Depending on how badly you ruminate on things, you can go through all kinds of technical acrobatics to figure out who it actually was. I refrained from doing so in this case simply because the level of neuroticism that it would imply seemed extremely unbecoming, even to myself. But did I think about it? Did I Google articles on how I might do so? Absolutely.
After all, Christianity has made it cool to hate non-humble people since, well, 1st century AD, I guess.
Slight tangent: I have, in the past year, come to recognize the value of religion, and I have found that the secular world leaves me wanting in many respects. So I find the following video very interesting because I can’t really disagree, at first glance, with anything that he has to say. It all makes so much sense:
Then I realized that the reason I don’t disagree with most of this is because the way that he describes grappling with uncertainty is pretty much identical to how I parse the Christian concept of surrendering to God’s grace:
I have approximate answers and possible beliefs and different degrees of certainty about different things, but I'm not absolutely sure of anything - and many things I don't know anything about, such as whether it means anything to ask why we're here...and if I can't figure it out, I go to something else. But I don't have to know an answer. I don't feel frightened by not knowing things.
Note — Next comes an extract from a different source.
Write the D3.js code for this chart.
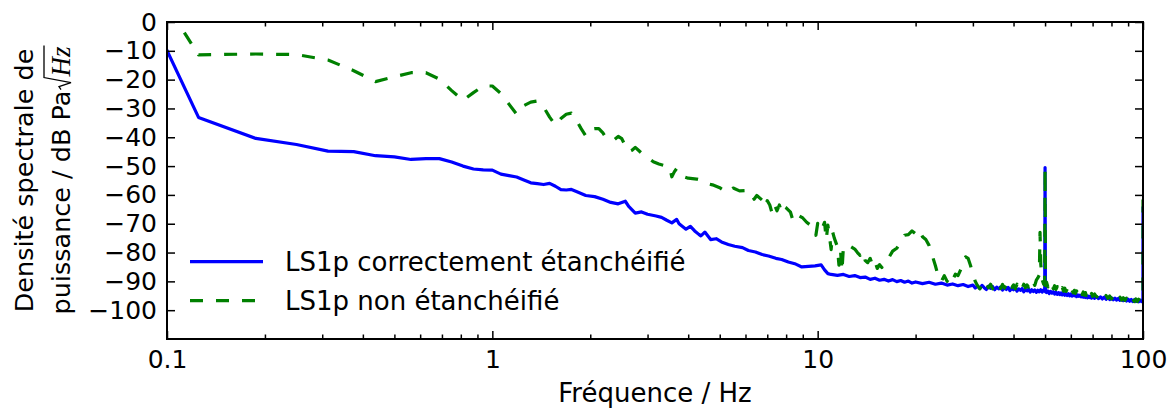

This is why calling him “the stupid man’s intellectual” entirely misses the point. It’s easy to be an intellectual; any idiot can do a PhD and write a paper that only a handful of people in the world can understand. They’re skipping straight past the hard (and meaningful) part, which is figuring out how to get the rest of the world to understand it too. Case in point: I stopped reading that article about halfway through because I had no idea what the author was trying to say.
Incidentally, this is also why most modern art sucks. But since I give myself the leeway to make crappy stuff in the process of trying to figure out how to make good stuff, I figure others should get that leeway too.
This is why I’m ok with giving money to the Tate Modern even though most of the floors are utter garbage: it’s worth it for that one occasional thing that actually turns out to be pretty fucking brilliant.